My father sent me an article about how to dispose of hornworms. It said to concoct a soapy mixture and drown the bastards in it, but I think that's letting them off too easy. My fellow farmer friend, Trixie, used to stomp them with her boots - their guts goosh dayglo green!-but now she feeds them to her chickens.
But not me. Those fixes are too good for those thieving, chewing, tomato Terminators!Hornworms hate the sun and heat. Their gooey, boneless bodies simply won't tolerate it. So what I do when I find them - oh, and I will find them!- is first, delicately remove the leaf that they are unsuspectingly sampling, so as to lull them into a false sense of security - well, that and also on account of I'm scared to touch them - and then walk down to the edge of my acreage, whereat runs a busy thoroughfare.

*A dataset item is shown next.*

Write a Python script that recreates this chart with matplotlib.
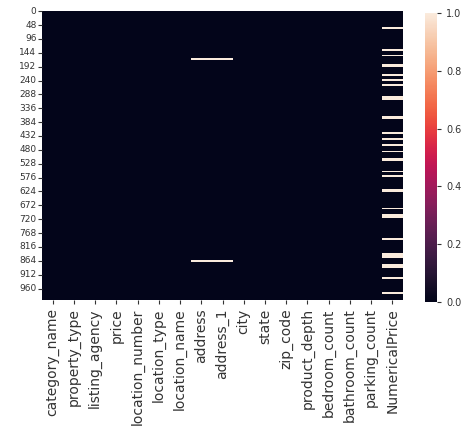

I then hurl them out on the sizzling, bubbling tar of the street. I can just hear them hissing futilely at me as they arc through the sky and hit the asphalt in the full blazing glory of a sunlit Sunday! But I have no compassion! Let ye who have reaped so wantonly the efforts of another now taste your bitter dessert! I can only hope the final vision of the guilty offenders is that of a giant silver scrotum hanging off of some dickhead's truck as he barrels down on the hornworm, splatting him straight to hell!!!
I don't expect all of you to understand, but you don't know what it's like to be a farmer/hunter in a recession. And in a health care crisis. At wartime. With cramps.